Friday, November 02, 2012

The Institute for New Economics.

From the Institute for New Economics.
“Sharing profits with those who labored to make the products is another part of the rebalancing of our economic system to one that is fair and sustainable."

This is a pipedream. The INE claim to be offering radical solutions – we don’t think so. Martin Luther King Jr. once said ” Shallow understanding from people of good will is more frustrating than absolute misunderstanding from people of ill will.” The underlying assumption of the writers is that capitalism remains, albeit in an altered state. The INE want to retain exchange and trading with some new kind of money. Socialists want a society based on common ownership geared to producing things directly for people to take and use in which exchange and trading, and money as the means of exchange, would be redundant. What’s the point of a new alternative local currency (apart from helping local shopkeepers)? What difference does it make what coloured pieces of paper we have to use to get the things we need to live? The real problem is that in present-day, capitalist society we have to use money at all to obtain these, and that the amount of money we have will always be rationed by what we get as wages. That restricts and distorts our lives.

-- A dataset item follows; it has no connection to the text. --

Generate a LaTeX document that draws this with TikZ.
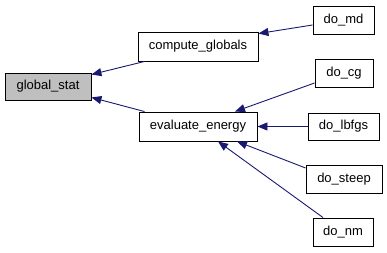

Regardless of their occasional insights and their good intentions, they are totally lacking in vision and simply repeating the same old wishful thinking …ahhh, if only we could re-organise, re-structure, reform capitalism to work in the interests of the majority…ahhhhh….if only we can make it all better and could make capitalism less capitalist. Too many do not understand the basic fundamentals of capitalism and see no alternative to capitalism, even those in academia with letters after their names.

By definition capitalism can only function in the interest of the capitalists, no palliatives can (nor ever will be able to) subordinate capitalist private property to the general interest.

All that effort, skill, energy, all those tools that the writers of INE wish to evoke should be turned against class society, to create a society of common interest where we can make changes for our common mutual benefit. So long as class exists, any gains will be partial and fleeting, subject to the on-going struggle. What we should be opposed to is the whole culture of reformism, the idea that capitalism can be tamed and made palatable with the right reforms.

Reformism is the graveyard for hope. Reformism requires a pact with the devil.

Over decades, millions of workers have invested their hopes in so-called ‘practical’, ‘possibilist’ organisations and policies, hoping against hope that they would be able to neuter the market economy when, in reality, the market economy has successfully neutered them. They turned out to be the real ‘impossibilists’. Demanding the unattainable humanised capitalism is one of the greatest tragedies of the last centuryand it is made all the greater because it was all so predictable. Many held and still hold such as the authors the idea that capitalism could be reformed into something kindly and user-friendly. It couldn’t and it can’t.

Socialists understand only too well the urge to do something now, to make a change. That makes us all the more determined, however, to get the message across, to clear away the barrier of the wages system, so that we can begin to build a truly human society. Why waste time fighting for half measures? We would better spend our time, energies, and resources educating people to establish socialism rather than waste time in the false belief that our present system can be made to work in everyone’s interest.

Only the threat of a socialist movement setting down as the only realistic and immediate aim the establishment of social property of society’s means of existence so as to ensure their management by and in the interest of the whole community, would be able to force the capitalists to concede reforms favourable to the workers for fear of losing the whole cake. Yet more reason to advance the maximum programme of socialism.